Rien ne ressort d’un album complètement homogène, sans reliefs ni temps forts, tellement fade qu’il s’inscrit rapidement en noir et blanc. Le manque d’imagination en est la cause première, mais Andre lui-même ne parait jamais croire en ses mots, en ses riffs. Si le manque de promotion est un autre facteur étrange qui donne une nouvelle fois à douter de l’implication de l’artiste dans sa création, l’auditeur ne peut que rester pantois face à cet album. Le morceau éponyme, par exemple, est simplement joli, avec un break sympathique et une belle prestation du nouveau batteur Rodrigo Silverira concernant les percussions, mais comment décrire ce solo ? Indigne, une fois de plus, de ce qu’on est en droit de s’attendre d’un groupe de ce calibre…
Oui, Andre essaie de retrouver la fibre d’antan pour composer des compositions speed en diable et incroyable de jouissance, d’idées et de vibrations positives, mais lorsque l’on entend "Unreplaceable", la pilule est vraiment difficile à avaler.
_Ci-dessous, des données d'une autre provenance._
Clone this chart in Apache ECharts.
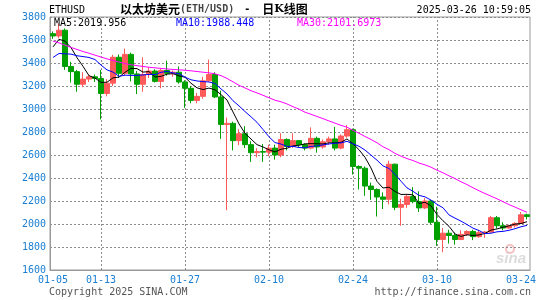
<!DOCTYPE html>
<html><head><meta charset="utf-8">
<script src="https://cdn.jsdelivr.net/npm/echarts@6.0.0/dist/echarts.min.js"></script>
<style>html,body{margin:0;padding:0;background:#fff}#c{width:545px;height:300px}</style>
</head><body><div id="c"></div>
<script>
const dates = ['01-05','01-06','01-07','01-08','01-09','01-10','01-11','01-12','01-13','01-14','01-15','01-16','01-17','01-18','01-19','01-20','01-21','01-22','01-23','01-24','01-25','01-26','01-27','01-28','01-29','01-30','01-31',
'02-01','02-02','02-03','02-04','02-05','02-06','02-07','02-08','02-09','02-10','02-11','02-12','02-13','02-14','02-15','02-16','02-17','02-18','02-19','02-20','02-21','02-22','02-23','02-24','02-25','02-26','02-27','02-28',
'03-01','03-02','03-03','03-04','03-05','03-06','03-07','03-08','03-09','03-10','03-11','03-12','03-13','03-14','03-15','03-16','03-17','03-18','03-19','03-20','03-21','03-22','03-23','03-24','03-25'];
const opens = [3655,3635,3685,3370,3325,3215,3260,3280,3265,3135,3225,3450,3310,3475,3305,3215,3300,3330,3240,3335,3310,3320,3235,3180,3075,3110,3245,3300,3105,2865,2875,2725,2785,2690,2620,2630,2625,2660,2600,2735,2675,2725,2690,2660,2745,2670,2715,2740,2660,2765,2820,2500,2485,2330,2300,2235,2215,2520,2145,2170,2240,2195,2140,2200,2015,1865,1920,1900,1865,1910,1935,1890,1925,1930,2055,1985,1965,1985,2005,2080];
const highs = [3675,3745,3700,3410,3340,3320,3300,3300,3340,3260,3470,3475,3525,3490,3330,3450,3360,3345,3350,3420,3335,3370,3250,3200,3140,3280,3430,3320,3160,2925,2890,2825,2850,2720,2660,2695,2690,2690,2790,2745,2790,2730,2700,2840,2760,2735,2760,2845,2780,2860,2830,2510,2500,2360,2310,2275,2550,2525,2220,2260,2320,2285,2225,2210,2150,1965,1950,1925,1945,1945,1950,1950,1940,2070,2070,2015,1995,2015,2105,2090];
const lows = [3610,3615,3340,3230,3150,3190,3235,3235,2910,3110,3200,3270,3290,3240,3130,3150,3270,3230,3180,3290,3280,3220,3010,3050,3050,3090,3235,3095,2740,2120,2640,2685,2660,2540,2580,2540,2590,2560,2580,2640,2660,2670,2640,2650,2620,2655,2690,2640,2650,2750,2430,2300,2245,2210,2065,2130,2170,2120,1985,2140,2180,2105,2130,1995,1810,1755,1830,1820,1860,1895,1860,1880,1880,1925,1960,1945,1960,1970,2000,2040];
const closes = [3635,3685,3370,3325,3215,3260,3280,3265,3135,3225,3450,3310,3475,3305,3215,3300,3330,3240,3335,3310,3320,3235,3180,3075,3110,3245,3300,3105,2865,2875,2725,2785,2690,2620,2630,2625,2660,2600,2735,2675,2725,2690,2660,2745,2670,2715,2740,2660,2765,2820,2500,2485,2330,2300,2235,2215,2520,2145,2170,2240,2195,2140,2200,2015,1865,1920,1900,1865,1910,1935,1890,1925,1930,2055,1985,1965,1985,2005,2080,2065];
const ma5 = [3540,3606,3590,3534,3446,3371,3290,3269,3231,3233,3271,3277,3319,3353,3351,3321,3325,3278,3284,3303,3307,3288,3276,3224,3184,3169,3182,3167,3125,3078,2974,2871,2788,2739,2690,2670,2645,2627,2650,2659,2679,2685,2697,2699,2698,2696,2706,2706,2710,2740,2697,2646,2580,2487,2370,2313,2320,2283,2257,2258,2254,2178,2189,2158,2083,2028,1980,1913,1892,1906,1900,1905,1918,1947,1957,1972,1984,1999,2004,2020];
const ma10 = [3448,3483,3480,3477,3463,3456,3448,3430,3382,3340,3321,3284,3294,3292,3292,3296,3301,3299,3319,3327,3314,3307,3277,3254,3244,3238,3235,3222,3175,3131,3072,3027,2978,2932,2884,2822,2758,2708,2695,2675,2675,2665,2662,2675,2679,2688,2696,2702,2705,2719,2697,2676,2643,2599,2555,2505,2483,2432,2372,2314,2284,2249,2236,2208,2171,2141,2079,2051,2025,1995,1964,1943,1916,1920,1932,1936,1945,1959,1976,1988];
const ma30 = [3590,3575,3555,3535,3518,3500,3485,3468,3452,3436,3422,3408,3395,3385,3377,3370,3363,3358,3353,3348,3344,3341,3337,3332,3326,3320,3314,3306,3290,3266,3236,3206,3183,3159,3140,3119,3098,3076,3063,3044,3020,2999,2972,2954,2935,2916,2896,2877,2858,2842,2814,2789,2761,2735,2706,2672,2646,2614,2590,2569,2552,2530,2514,2494,2468,2445,2419,2395,2367,2343,2315,2289,2265,2242,2219,2194,2169,2147,2124,2102];
const maLabels = ['MA5:2019.956','MA10:1988.448','MA30:2101.6973'];
const labelDates = ['01-05','01-13','01-27','02-10','02-24','03-10','03-24'];
const gridDates = ['01-13','01-27','02-10','02-24','03-10'];

const MONO = '"DejaVu Sans Mono", "Liberation Mono", monospace';
const BLUE = '#1a7fd3';
const GRIDC = '#8c8c8c';
const labelIdx = labelDates.map(d => dates.indexOf(d));
const gridIdx = gridDates.map(d => dates.indexOf(d));
const kdata = dates.map((d, i) => [opens[i], closes[i], lows[i], highs[i]]);

const chart = echarts.init(document.getElementById('c'), null, {renderer: 'canvas'});
chart.setOption({
  animation: false,
  backgroundColor: '#fff',
  title: [
    {text: 'ETHUSD', left: 49, top: 5, padding: 0, textStyle: {fontFamily: MONO, fontSize: 10, fontWeight: 'normal', color: '#000'}},
    {text: '{a|以太坊美元}{b|(ETH/USD)}{c| - }{a|日}{k|K}{a|线图}', left: 120, top: 3, padding: 0,
      textStyle: {rich: {
        a: {fontFamily: '"Noto Sans CJK SC"', fontSize: 12, color: '#000'},
        b: {fontFamily: MONO, fontSize: 10, color: '#444'},
        c: {fontFamily: MONO, fontSize: 10, color: '#000', padding: [0, 6, 0, 4]},
        k: {fontFamily: '"DejaVu Serif"', fontSize: 11, fontWeight: 'bold', color: '#000'}
      }}},
    {text: '2025-03-26 10:59:05', right: 14, top: 5, padding: 0, textStyle: {fontFamily: MONO, fontSize: 10, fontWeight: 'normal', color: '#000'}},
    {text: maLabels[0], left: 54, top: 18, padding: 0, textStyle: {fontFamily: MONO, fontSize: 10, fontWeight: 'normal', color: '#000'}},
    {text: maLabels[1], left: 176, top: 18, padding: 0, textStyle: {fontFamily: MONO, fontSize: 10, fontWeight: 'normal', color: '#0000ff'}},
    {text: maLabels[2], left: 297, top: 18, padding: 0, textStyle: {fontFamily: MONO, fontSize: 10, fontWeight: 'normal', color: '#ff00ff'}},
    {text: 'Copyright 2025 SINA.COM', left: 49, top: 287, padding: 0, textStyle: {fontFamily: MONO, fontSize: 10, fontWeight: 'normal', color: '#555'}},
    {text: 'http://finance.sina.com.cn', right: 14, top: 287, padding: 0, textStyle: {fontFamily: MONO, fontSize: 10, fontWeight: 'normal', color: '#555'}}
  ],
  graphic: [
    {type: 'circle', shape: {cx: 510, cy: 249, r: 4}, style: {fill: 'none', stroke: 'rgba(240,150,150,0.6)', lineWidth: 2}, z: 0},
    {type: 'text', left: 496, top: 251, style: {text: 'sina', font: 'italic bold 15px "Liberation Sans"', fill: 'rgba(190,190,190,0.55)'}, z: 0}
  ],
  grid: {left: 50, right: 15, top: 17, bottom: 30, show: true, borderColor: '#999', borderWidth: 1, backgroundColor: 'transparent'},
  xAxis: {
    type: 'category', data: dates, boundaryGap: true,
    axisLine: {lineStyle: {color: '#999'}},
    axisTick: {show: true, inside: true, length: 253, alignWithLabel: true, interval: (i) => gridIdx.includes(i),
      lineStyle: {color: GRIDC, width: 1, type: [2, 2]}},
    axisLabel: {interval: (i) => labelIdx.includes(i), color: BLUE, fontFamily: MONO, fontSize: 10, margin: 5},
    splitLine: {show: false}
  },
  yAxis: {
    type: 'value', min: 1600, max: 3800, interval: 200,
    axisLine: {show: true, lineStyle: {color: '#999'}},
    axisTick: {show: false},
    axisLabel: {color: BLUE, fontFamily: MONO, fontSize: 10, margin: 4, formatter: (v) => String(v)},
    splitLine: {show: true, lineStyle: {color: GRIDC, width: 1, type: [2, 2]}}
  },
  series: [
    {type: 'candlestick', data: kdata, barWidth: 5, z: 3,
      itemStyle: {color: '#ff5a5a', color0: '#00a000', borderColor: '#ff5a5a', borderColor0: '#00a000', borderWidth: 1}},
    {type: 'line', data: ma5, symbol: 'none', z: 4, lineStyle: {color: '#000', width: 1}},
    {type: 'line', data: ma10, symbol: 'none', z: 4, lineStyle: {color: '#0000ff', width: 1}},
    {type: 'line', data: ma30, symbol: 'none', z: 4, lineStyle: {color: '#ff00ff', width: 1}}
  ]
});
</script></body></html>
Un riff médiocre au possible, des claviers cheap au possible, un chanteur en roue libre éprouvant des difficultés visibles à monter comme il le souhaite (alors que
Symfonia ou les concerts d’
Avantasia ont prouvé, dans ce domaine, qu’il n’avait rien perdu de ses capacités techniques) et surtout, un morceau qui retombe sur lui-même dès le premier refrain. "
Oversoul" est exactement du même acabit, d’une mollesse véritablement affligeante dans sa forme malgré un riff certes speed mais un manque d’épaisseur et une rythmique ne suivant pas du tout le reste. A cela s’ajoute une mélodie vocale complètement copiée sur le Violence de l’opus précédent et l’inutilité de la chose en devient dégradante.
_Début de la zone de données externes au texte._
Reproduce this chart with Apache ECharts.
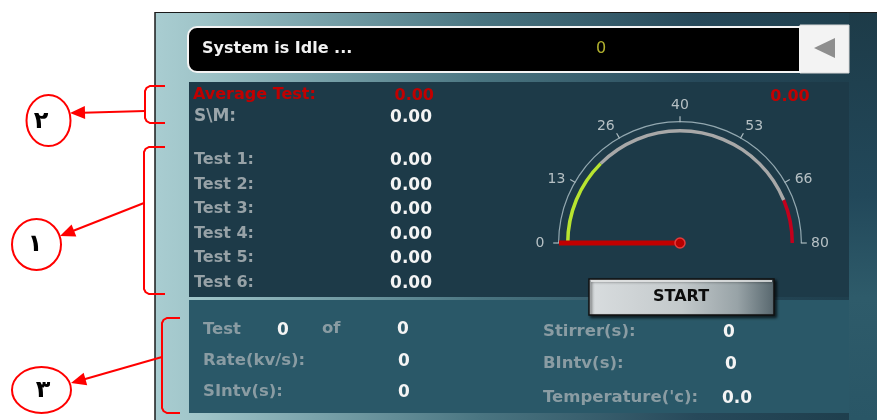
<!DOCTYPE html>
<html><head><meta charset="utf-8">
<script src="https://cdn.jsdelivr.net/npm/echarts@6/dist/echarts.min.js"></script>
<style>html,body{margin:0;padding:0;background:#fff}#c{width:877px;height:420px}</style>
</head><body><div id="c"></div>
<script>
// ---- data ----
const statusText = 'System is Idle ...';
const statusCount = '0';
const averageLabel = 'Average Test:';
const averageValue = 0.00;
const smLabel = 'S\\M:';
const smValue = 0.00;
const testLabels = ['Test 1:', 'Test 2:', 'Test 3:', 'Test 4:', 'Test 5:', 'Test 6:'];
const testValues = [0, 0, 0, 0, 0, 0];
const gaugeValue = [0];
const gaugeMin = 0;
const gaugeMax = 80;
const gaugeTickLabels = ['0', '13', '26', '40', '53', '66', '80'];
const gaugeBandStops = [20, 70, 80];
const gaugeBandColors = ['#b8e430', '#a8a8a8', '#c3001c'];
const buttonText = 'START';
const runLabels = ['Test', 'of'];
const runValues = ['0', '0'];
const lowerLeftLabels = ['Rate(kv/s):', 'SIntv(s):'];
const lowerLeftValues = ['0', '0'];
const lowerRightLabels = ['Stirrer(s):', 'BIntv(s):', "Temperature('c):"];
const lowerRightValues = ['0', '0', '0.0'];
const noteNumerals = ['\u0662', '\u0661', '\u0663'];

// ---- styles ----
const FF = '"DejaVu Sans", Verdana, sans-serif';
const RED = '#ff0000';
function txt(x, y, text, fill, size, weight, align) {
  return { type: 'text', x: x, y: y, z: 10,
    style: { text: text, fill: fill, fontSize: size, fontWeight: weight || 'bold', fontFamily: FF,
      align: align || 'left', verticalAlign: 'middle' } };
}
const els = [];
// frame
els.push({ type: 'rect', z: 0, shape: { x: 155, y: 12, width: 722, height: 408 },
  style: { fill: { type: 'linear', x: 0, y: 0, x2: 1, y2: 0, colorStops: [
    { offset: 0, color: '#a9cdd1' }, { offset: 0.06, color: '#a0c5c9' }, { offset: 0.22, color: '#7aa3ab' },
    { offset: 0.45, color: '#4a7581' }, { offset: 0.75, color: '#27495a' }, { offset: 1, color: '#1d3d4b' }] } } });
els.push({ type: 'rect', z: 1, shape: { x: 849, y: 12, width: 28, height: 408 },
  style: { fill: { type: 'linear', x: 0, y: 0, x2: 0, y2: 1, colorStops: [
    { offset: 0, color: '#1d3b48' }, { offset: 0.45, color: '#22485a' }, { offset: 0.7, color: '#2e5b6a' }, { offset: 1, color: '#295666' }] } } });
els.push({ type: 'line', z: 2, shape: { x1: 155, y1: 12.5, x2: 877, y2: 12.5 }, style: { stroke: '#1a1a1a', lineWidth: 1 } });
els.push({ type: 'line', z: 2, shape: { x1: 155, y1: 12, x2: 155, y2: 420 }, style: { stroke: '#1a1a1a', lineWidth: 1.5 } });
// status bar
els.push({ type: 'rect', z: 3, shape: { x: 800, y: 25, width: 49, height: 48 }, style: { fill: '#f3f3f3', stroke: '#d8d8d8', lineWidth: 1 } });
els.push({ type: 'rect', z: 3, shape: { x: 188, y: 27, width: 612, height: 45, r: [9, 0, 0, 9] }, style: { fill: '#000', stroke: '#f4f4f4', lineWidth: 2 } });
els.push({ type: 'polygon', z: 4, shape: { points: [[814, 48], [835, 38], [835, 58]] }, style: { fill: '#8e8e8e' } });
els.push(txt(202, 49, statusText, '#f2f2f2', 16, 'bold'));
els.push(txt(601, 49, statusCount, '#b0b02e', 16, 'normal', 'center'));
// upper panel
els.push({ type: 'rect', z: 3, shape: { x: 189, y: 82, width: 660, height: 215 }, style: { fill: '#1d3a48' } });
// lower panel
els.push({ type: 'rect', z: 3, shape: { x: 189, y: 300, width: 660, height: 113 }, style: { fill: '#2a5868' } });
// upper texts
els.push(txt(193, 95, averageLabel, '#c00000', 16, 'bold'));
els.push(txt(434, 96, averageValue.toFixed(2), '#c00000', 16, 'bold', 'right'));
els.push(txt(194, 117, smLabel, '#9aa5aa', 17, 'bold'));
els.push(txt(432, 118, smValue.toFixed(2), '#f4f4f4', 17, 'bold', 'right'));
testLabels.forEach(function (l, i) {
  const y = 160 + i * 24.5;
  els.push(txt(194, y, l, '#97a2a7', 16, 'bold'));
  els.push(txt(432, y + 1, testValues[i].toFixed(2), '#f4f4f4', 17, 'bold', 'right'));
});
// start button
els.push({ type: 'rect', z: 5, shape: { x: 589, y: 279, width: 185, height: 36 },
  style: { fill: { type: 'linear', x: 0, y: 0, x2: 1, y2: 0, colorStops: [
    { offset: 0, color: '#d9dddf' }, { offset: 0.5, color: '#c3c9cb' }, { offset: 0.8, color: '#98a3a7' }, { offset: 1, color: '#56666d' }] },
    stroke: '#111', lineWidth: 1.5, shadowBlur: 3, shadowColor: 'rgba(0,0,0,0.7)', shadowOffsetX: 2, shadowOffsetY: 2 } });
els.push({ type: 'line', z: 6, shape: { x1: 591, y1: 281, x2: 772, y2: 281 }, style: { stroke: '#f4f6f6', lineWidth: 1.5 } });
els.push(txt(681, 297, buttonText, '#0c0c0c', 16, 'bold', 'center'));
// lower texts
const LG = '#8a9ca3';
els.push(txt(203, 330, runLabels[0], LG, 16.5, 'bold'));
els.push(txt(283, 331, runValues[0], '#f4f4f4', 17, 'bold', 'center'));
els.push(txt(322, 329, runLabels[1], LG, 16.5, 'bold'));
els.push(txt(403, 330, runValues[1], '#f4f4f4', 17, 'bold', 'center'));
lowerLeftLabels.forEach(function (l, i) {
  els.push(txt(203, 361 + i * 31, l, LG, 16.5, 'bold'));
  els.push(txt(404, 362 + i * 31, lowerLeftValues[i], '#f4f4f4', 17, 'bold', 'center'));
});
const rY = [332, 364, 398];
const rX = [729, 731, 737];
lowerRightLabels.forEach(function (l, i) {
  els.push(txt(543, rY[i], l, LG, 16.5, 'bold'));
  els.push(txt(rX[i], rY[i] + 1, lowerRightValues[i], '#f4f4f4', 17, 'bold', 'center'));
});
// annotations
function bracket(x, y1, y2, xr) {
  return { type: 'polyline', z: 8, shape: { points: [[xr, y1], [x + 5, y1], [x + 1.5, y1 + 2], [x, y1 + 5], [x, y2 - 5], [x + 1.5, y2 - 2], [x + 5, y2], [xr, y2]] },
    style: { stroke: RED, lineWidth: 2, fill: null } };
}
function arrow(x1, y1, tx, ty) {
  const dx = tx - x1, dy = ty - y1, L = Math.sqrt(dx * dx + dy * dy);
  const ux = dx / L, uy = dy / L, hl = 15, hw = 6.5;
  const bx = tx - ux * hl, by = ty - uy * hl;
  return [
    { type: 'line', z: 8, shape: { x1: x1, y1: y1, x2: bx + ux * 2, y2: by + uy * 2 }, style: { stroke: RED, lineWidth: 2 } },
    { type: 'polygon', z: 8, shape: { points: [[tx, ty], [bx - uy * hw, by + ux * hw], [bx + uy * hw, by - ux * hw]] }, style: { fill: RED } }
  ];
}
function note(cx, cy, rx, ry, t, tx, ty) {
  return [
    { type: 'ellipse', z: 8, shape: { cx: cx, cy: cy, rx: rx, ry: ry }, style: { stroke: RED, lineWidth: 2, fill: '#fff' } },
    { type: 'text', z: 9, x: tx, y: ty, style: { text: t, fill: '#000', fontSize: 24, fontWeight: 'bold', fontFamily: FF, align: 'center', verticalAlign: 'middle' } }
  ];
}
els.push(bracket(145, 86, 123, 165));
els.push.apply(els, arrow(145, 111, 70, 113));
els.push.apply(els, note(48.5, 120.5, 22, 25.5, noteNumerals[0], 41, 122));
els.push(bracket(144, 147, 294, 165));
els.push.apply(els, arrow(144, 203, 60, 236));
els.push.apply(els, note(36.5, 244.5, 24.5, 25.5, noteNumerals[1], 35, 245));
els.push(bracket(162, 318, 413, 180));
els.push.apply(els, arrow(162, 357, 71, 383));
els.push.apply(els, note(41.5, 390, 29.5, 23, noteNumerals[2], 43, 391));

// ---- gauge tick-label placement (labels centred on a ring just outside the ticks) ----
const GC = [680, 243];
const GR = 122;
const LBL_FONT = 14;
const LBL_ANCHOR_R = 175;   // where ECharts anchors the label boxes
const LBL_CENTER_R = 140;   // where the label text should be centred
const LBL_ANGLE_SHIFT = 2 * Math.PI / 180; // inner labels sit slightly toward the arc ends
const LBL_DROP = 2;
const LBL_COLOR = '#b6c0c4';
const mctx = document.createElement('canvas').getContext('2d');
mctx.font = LBL_FONT + 'px ' + FF;
const nTicks = gaugeTickLabels.length;
const rich = {};
gaugeTickLabels.forEach(function (t, i) {
  const frac = i / (nTicks - 1);
  const ang = Math.PI - frac * Math.PI;
  const ux = Math.cos(ang), uy = -Math.sin(ang);
  const ax = GC[0] + ux * LBL_ANCHOR_R, ay = GC[1] + uy * LBL_ANCHOR_R;
  const isEnd = i === 0 || i === nTicks - 1;
  const shift = isEnd ? 0 : (frac < 0.5 ? LBL_ANGLE_SHIFT : (frac > 0.5 ? -LBL_ANGLE_SHIFT : 0));
  const la = ang + shift;
  const tx = GC[0] + Math.cos(la) * LBL_CENTER_R, ty = GC[1] - Math.sin(la) * LBL_CENTER_R + (isEnd ? 0 : LBL_DROP);
  const tw = mctx.measureText(t).width, ih = LBL_FONT;
  const align = ux < -0.4 ? 'left' : (ux > 0.4 ? 'right' : 'center');
  const valign = uy < -0.8 ? 'top' : (uy > 0.8 ? 'bottom' : 'middle');
  let pl = 0, pr = 0, pt = 0, pb = 0, d;
  if (align === 'left') pl = tx - tw / 2 - ax;
  else if (align === 'right') pr = ax - tx - tw / 2;
  else { d = tx - ax; if (d > 0) pl = 2 * d; else pr = -2 * d; }
  if (valign === 'top') pt = 2 * (ty - ih / 2 - ay);
  else if (valign === 'bottom') pb = 2 * (ay - ty - ih / 2);
  else { d = ty - ay; if (d > 0) pt = 2 * d; else pb = -2 * d; }
  rich['t' + i] = { padding: [pt, pr, pb, pl].map(function (v) { return Math.max(0, v); }),
    fontSize: LBL_FONT, lineHeight: ih, color: LBL_COLOR, fontFamily: FF };
});

const chart = echarts.init(document.getElementById('c'), null, { renderer: 'canvas' });
const span = gaugeMax - gaugeMin;
chart.setOption({
  animation: false,
  graphic: { elements: els },
  series: [
    {
      type: 'gauge', z: 20, center: GC, radius: 114, startAngle: 180, endAngle: 0,
      min: gaugeMin, max: gaugeMax,
      axisLine: { lineStyle: { width: 3.5, color: gaugeBandStops.map(function (s, i) { return [(s - gaugeMin) / span, gaugeBandColors[i]]; }) } },
      splitLine: { show: false }, axisTick: { show: false }, axisLabel: { show: false },
      pointer: { show: false }, anchor: { show: false }, title: { show: false }, detail: { show: false },
      data: [{ value: gaugeValue[0] }]
    },
    {
      type: 'gauge', z: 21, center: GC, radius: GR, startAngle: 180, endAngle: 0,
      min: gaugeMin, max: gaugeMax, splitNumber: nTicks - 1,
      axisLine: { lineStyle: { width: 1.2, color: [[1, '#93a8b0']] } },
      splitLine: { show: true, length: 6, distance: -6, lineStyle: { color: '#aab9bf', width: 1.2 } },
      axisTick: { show: false },
      axisLabel: { distance: GR - LBL_ANCHOR_R, color: LBL_COLOR, fontSize: LBL_FONT, fontFamily: FF, rich: rich,
        formatter: function (v) { const i = Math.round((v - gaugeMin) / span * (nTicks - 1)); return '{t' + i + '|' + gaugeTickLabels[i] + '}'; } },
      pointer: { show: true, icon: 'rect', length: 121, width: 5, itemStyle: { color: '#c20000' } },
      anchor: { show: true, showAbove: true, size: 10, icon: 'circle', itemStyle: { color: '#b80000', borderColor: '#e43a3a', borderWidth: 1.5 } },
      title: { show: false },
      detail: { show: true, offsetCenter: [110, -146], color: '#c40000', fontSize: 16, fontWeight: 'bold', fontFamily: FF,
        formatter: function (v) { return v.toFixed(2); } },
      data: [{ value: gaugeValue[0] }]
    }
  ]
});
</script></body></html>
Paradoxalement, c’est presque sur les ballades que le brésilien s’en tire le mieux, particulièrement sur la sublime "
Gaza" qui retrouve une « vibe » chaude et intègre, rappelant l’époque glorieuse et innocente de "
Fireworks". "Sometimes", à la sensibilité exacerbée et au piano tout autant magnifique, clôt également l’album sur une note de poésie salvatrice, parfaitement maitrisée et jamais niaise ou larmoyante.
La sensation de gâchis est évidemment immense à l’écoute de "The Turn of Lights", le meilleur étant désormais définitivement derrière le vocaliste qui, fut un an, s’imposait comme l’un des plus grands compositeurs de son époque. Mais, fatigué des combats psychologiques qu’il a dû mener, peut-être même lassé par un business impitoyable lui ayant causé beaucoup de pertes d’amitiés, Andre ne semble plus apte à affronter son destin. "
Mentalize" pouvait, même si cela semblait peu probable, s’apparenter à une faute de parcours. Malheureusement, ce troisième album en solo vient clore nos espoirs de retrouver l’immense artiste qui, il y a encore peu, sortait un "
Reason" visionnaire et en marge de tous ce que la scène heavy metal avait à nous offrir. Si près, et pourtant si loin de nous, cet Andre a semble-t-il bel et bien disparu…et son amour pour la grande musique avec.